**Given exercise**
Which lines include the word "with"? Copy each of them.

**Information supplied**
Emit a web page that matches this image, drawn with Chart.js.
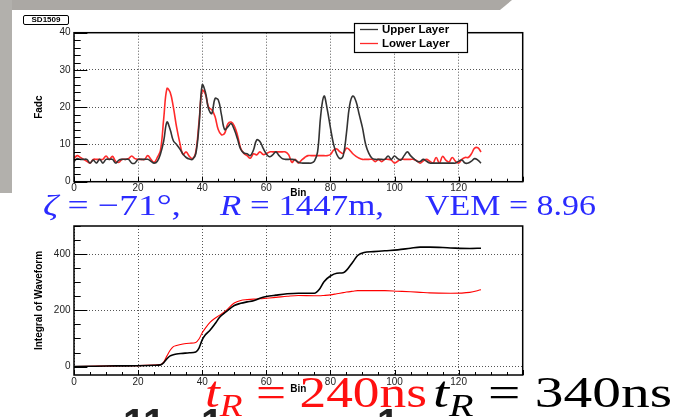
<!DOCTYPE html>
<html>
<head>
<meta charset="utf-8">
<script src="https://cdn.jsdelivr.net/npm/chart.js@4.4.1/dist/chart.umd.min.js"></script>
<style>
    html, body { margin: 0; padding: 0; background: #fff; }
    body { width: 673px; height: 417px; position: relative; overflow: hidden; }
    #bandTop { position: absolute; left: 0; top: 0; width: 512px; height: 10px; background: #aba8a4;
               clip-path: polygon(0 0, 512px 0, 500px 10px, 0 10px); }
    #bandLeft { position: absolute; left: 0; top: 0; width: 12px; height: 193px; background: #b2b0ac; }
    canvas { position: absolute; left: 0; }
    #fadcChart { top: 0; }
    #intChart { top: 215px; }
    #station { position: absolute; left: 23px; top: 15px; width: 44px; height: 8px; border: 1.3px solid #000;
               border-radius: 2px; font: bold 8px "Liberation Sans", Arial, sans-serif; line-height: 8px;
               text-align: center; color: #000; background: #fff; }
    .tx { position: absolute; white-space: nowrap; line-height: 1; transform-origin: 0 0;
          font-family: "Liberation Serif", "DejaVu Serif", serif; }
    .blue { color: #2b2bff; font-size: 30px; top: 190px; }
    .tr { font-size: 44px; top: 371px; }
    .tr sub { font-size: 0.7em; vertical-align: -0.28em; line-height: 0; }
    .cut { position: absolute; top: 403px; font: bold 40px "Liberation Sans", Arial, sans-serif; line-height: 1; color: #222; }
</style>
</head>
<body>
<div id="bandTop"></div>
<div id="bandLeft"></div>
<canvas id="fadcChart" width="673" height="215"></canvas>
<canvas id="intChart" width="673" height="202"></canvas>
<div id="station"></div>

<div class="tx blue" data-w="138" style="left:43px"><i>ζ</i> = −71°,</div>
<div class="tx blue" data-w="164" style="left:220px"><i>R</i> = 1447m,</div>
<div class="tx blue" data-w="171" style="left:425px">VEM = 8.96</div>

<div class="cut" style="left:123px">11</div>
<div class="cut" style="left:201px">1</div>
<div class="cut" style="left:377px">1</div>

<div class="tx tr" data-w="222" style="left:205px;color:#ff1010"><i>t</i><sub><i>R</i></sub> = 240ns</div>
<div class="tx tr" data-w="239" style="left:433px;color:#000"><i>t</i><sub><i>R</i></sub> = 340ns</div>

<script>
// ========== DATA ==========
const seriesNames = ['Upper Layer', 'Lower Layer'];
const stationLabel = 'SD1509';

// Fadc per bin, bins 0..127
const fadcUpper = [
    5.4, 6.2, 6, 6, 6, 5, 5.8, 5, 6, 5,
    6, 6, 6, 5, 5.8, 6, 6, 6, 5, 5,
    6, 6, 6, 6, 5.5, 5, 5.5, 7.5, 11, 16,
    14, 11, 10, 8.8, 7.4, 6.5, 6.1, 6, 7.5, 15,
    26, 24, 19.5, 18.3, 22.3, 22, 18, 14, 14.7, 15.6,
    14, 11.5, 8.7, 7.7, 7.5, 7, 8.5, 11.2, 10.8, 9,
    7.5, 6.7, 7.2, 8, 7, 6.2, 6, 6, 6, 5.8,
    5.2, 5, 5, 5, 5, 5.5, 8, 18, 23, 19.5,
    14.5, 10, 7.3, 6.2, 7, 13, 20.5, 23, 21.5, 18,
    14.5, 10, 7.6, 6.3, 6, 6, 6, 6, 6.9, 6,
    6.9, 6.2, 5.8, 7, 8, 7, 6.2, 5.5, 5.4, 6,
    5.5, 5, 5, 5, 5, 5, 5, 5, 5, 5,
    5.5, 5.8, 5, 5, 5.5, 6.2, 5.8, 5
];
const fadcLower = [
    6.2, 7, 6.5, 6, 5.5, 5, 6, 6, 6, 6,
    6.9, 6, 6.8, 5.5, 5.2, 6, 6, 6.2, 6.9, 6.2,
    6, 6, 6, 7, 6, 5.2, 6.5, 8.5, 17, 25,
    24, 20, 14.7, 10.5, 7.3, 8, 6.8, 6.2, 8, 16,
    24.5, 23.5, 20, 19.3, 17.5, 14, 12.6, 13, 15.5, 16,
    15, 12.5, 9, 7.6, 7, 6.3, 7.5, 7.2, 8, 7.3,
    7.5, 8, 8, 8, 8, 8, 8, 7.2, 5.2, 6,
    5, 5.8, 6.5, 7, 7, 7, 7, 7, 7, 7,
    7.3, 8.5, 8.8, 8, 7.6, 9, 8.5, 7.5, 6.8, 6.3,
    6, 6, 6, 6, 5.4, 6, 5.4, 6, 6, 5.8,
    5, 5.5, 6, 6, 6, 6, 6, 5.6, 5, 5.6,
    6, 5.5, 5, 6.5, 5, 6.8, 5.8, 5.3, 6.5, 5.5,
    5, 6, 6.5, 6.5, 7.5, 9, 9.1, 8
];

// Integral of waveform, read at these bins
const intBins = [0, 5, 10, 15, 20, 25, 27, 28, 29, 30, 31, 32, 34, 36, 38, 39, 40, 41, 42.5, 44,
    45.5, 47.5, 50, 52, 54, 56, 58, 60, 63, 66.5, 70, 75, 76.5, 78, 80, 82, 84, 85, 87, 88.5,
    90.5, 93.5, 97, 101, 105, 108, 111, 117.5, 123.5, 127];
const intUpper = [0, 1, 2, 2.5, 3, 4.5, 6, 14, 28, 38, 42, 45, 47, 49, 52, 66, 95, 113, 130, 152,
    176, 195, 217, 225, 230, 234, 243, 249, 254, 259, 261, 261, 274, 302, 322, 332, 334, 342, 372, 395,
    406, 409, 412, 415, 421, 425, 425, 422, 420, 421];
const intLower = [0, 1, 2, 3, 3.5, 5, 7, 16, 38, 58, 71, 75, 80, 83, 86, 98, 120, 137, 158, 172,
    183, 200, 226, 235, 238, 240, 241, 243, 246, 250, 253, 252, 252, 253, 255, 259, 263, 265, 268, 270,
    270, 270, 270, 268, 266, 264, 262, 261, 264, 273];

const xTicks = [0, 20, 40, 60, 80, 100, 120];
const fadcTicks = [0, 10, 20, 30, 40];
const intTicks = [0, 200, 400];

// ========== PLUGINS ==========
// ROOT style frame with inner tick marks
const rootAxes = {
    id: 'rootAxes',
    afterDatasetsDraw(chart, args, o) {
        const { ctx, chartArea: a, scales: { x, y } } = chart;
        ctx.save();
        ctx.strokeStyle = '#000';
        ctx.lineWidth = 1;
        ctx.beginPath();
        for (let v = x.min; v <= x.max + 1e-6; v += o.xMinor) {
            const px = Math.round(x.getPixelForValue(v)) + 0.5;
            const major = Math.abs(v / o.xMajor - Math.round(v / o.xMajor)) < 1e-6;
            ctx.moveTo(px, a.bottom);
            ctx.lineTo(px, a.bottom - (major ? 5 : 3));
        }
        for (let v = Math.ceil(y.min / o.yMinor) * o.yMinor; v <= y.max + 1e-6; v += o.yMinor) {
            const py = Math.round(y.getPixelForValue(v)) + 0.5;
            const major = Math.abs(v / o.yMajor - Math.round(v / o.yMajor)) < 1e-6;
            ctx.moveTo(a.left, py);
            ctx.lineTo(a.left + (major ? 13.4 : 6.7), py);
        }
        ctx.stroke();
        ctx.lineWidth = 1.5;
        ctx.strokeRect(a.left, a.top, a.right - a.left, a.bottom - a.top);
        ctx.restore();
    }
};

const rootLegend = {
    id: 'rootLegend',
    afterDraw(chart, args, o) {
        const ctx = chart.ctx;
        ctx.save();
        ctx.fillStyle = '#fff';
        ctx.fillRect(o.x, o.y, o.w, o.h);
        ctx.strokeStyle = '#000';
        ctx.lineWidth = 1.2;
        ctx.strokeRect(o.x + 0.5, o.y + 0.5, o.w, o.h);
        ctx.font = 'bold 11.5px "Liberation Sans", Arial, sans-serif';
        ctx.textBaseline = 'middle';
        chart.data.datasets.forEach((ds, i) => {
            const cy = o.y + 6.5 + i * 14;
            ctx.strokeStyle = ds.borderColor;
            ctx.lineWidth = 1.3;
            ctx.beginPath();
            ctx.moveTo(o.x + 6, cy);
            ctx.lineTo(o.x + 24, cy);
            ctx.stroke();
            ctx.fillStyle = '#000';
            ctx.fillText(ds.label, o.x + 28, cy);
        });
        ctx.restore();
    }
};

// ========== CHARTS ==========
function makeChart(id, datasets, cfg) {
    const tickFont = { family: '"Liberation Sans", Arial, sans-serif', size: 10 };
    const titleFont = { family: '"Liberation Sans", Arial, sans-serif', size: 10, weight: 'bold' };
    return new Chart(document.getElementById(id), {
        type: 'line',
        data: { datasets: datasets },
        options: {
            responsive: false,
            animation: false,
            devicePixelRatio: 1,
            layout: { padding: cfg.padding },
            elements: { point: { radius: 0 } },
            plugins: {
                legend: { display: false },
                tooltip: { enabled: false },
                rootAxes: cfg.axes,
                rootLegend: cfg.legend || {}
            },
            scales: {
                x: {
                    type: 'linear', min: 0, max: 140,
                    afterBuildTicks: s => { s.ticks = xTicks.map(v => ({ value: v })); },
                    afterFit: s => { s.height = cfg.xHeight; },
                    grid: { color: '#555', lineWidth: 1, drawTicks: false },
                    border: { display: false, dash: [1, 2] },
                    ticks: { padding: 1, color: '#222', font: tickFont, maxRotation: 0, autoSkip: false },
                    title: { display: true, text: 'Bin', color: '#000', font: titleFont, padding: 0 }
                },
                y: {
                    type: 'linear', min: cfg.yMin, max: cfg.yMax,
                    afterBuildTicks: s => { s.ticks = cfg.yTicks.map(v => ({ value: v })); },
                    afterFit: s => { s.width = 41; },
                    grid: { color: '#555', lineWidth: 1, drawTicks: false },
                    border: { display: false, dash: [1, 2] },
                    ticks: { padding: 3.5, color: '#222', font: tickFont, autoSkip: false },
                    title: { display: true, text: cfg.yTitle, color: '#000', font: titleFont, padding: 0 }
                }
            }
        },
        plugins: cfg.legend ? [rootAxes, rootLegend] : [rootAxes]
    });
}

const bins = fadcUpper.map((v, i) => i);

makeChart('fadcChart', [
    { label: seriesNames[0], data: bins.map(b => ({ x: b, y: fadcUpper[b] })),
      borderColor: '#333', borderWidth: 1.6, tension: 0.4 },
    { label: seriesNames[1], data: bins.map(b => ({ x: b, y: fadcLower[b] })),
      borderColor: '#ff2a2a', borderWidth: 1.6, tension: 0.4 }
], {
    padding: { left: 33, right: 150.3, top: 32.7, bottom: 15.3 },
    xHeight: 18, yMin: 0, yMax: 40, yTicks: fadcTicks, yTitle: 'Fadc',
    axes: { xMinor: 5, xMajor: 20, yMinor: 2, yMajor: 10 },
    legend: { x: 354, y: 23, w: 113, h: 29 }
});

makeChart('intChart', [
    { label: seriesNames[0], data: intBins.map((b, i) => ({ x: b, y: intUpper[i] })),
      borderColor: '#000', borderWidth: 1.6, cubicInterpolationMode: 'monotone' },
    { label: seriesNames[1], data: intBins.map((b, i) => ({ x: b, y: intLower[i] })),
      borderColor: '#ff0000', borderWidth: 1.1, cubicInterpolationMode: 'monotone' }
], {
    padding: { left: 33, right: 150.3, top: 11, bottom: 21.6 },
    xHeight: 20.4, yMin: -30, yMax: 500, yTicks: intTicks, yTitle: 'Integral of Waveform',
    axes: { xMinor: 5, xMajor: 20, yMinor: 50, yMajor: 200 }
});

document.getElementById('station').textContent = stationLabel;

// stretch overlay texts to the widths they have in the slide
document.querySelectorAll('.tx[data-w]').forEach(el => {
    const w = el.getBoundingClientRect().width;
    el.style.transform = 'scaleX(' + (parseFloat(el.dataset.w) / w) + ')';
});
</script>
</body>
</html>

**Answer**
Emit a web page that matches this image, drawn with Chart.js.
// ROOT style frame with inner tick marks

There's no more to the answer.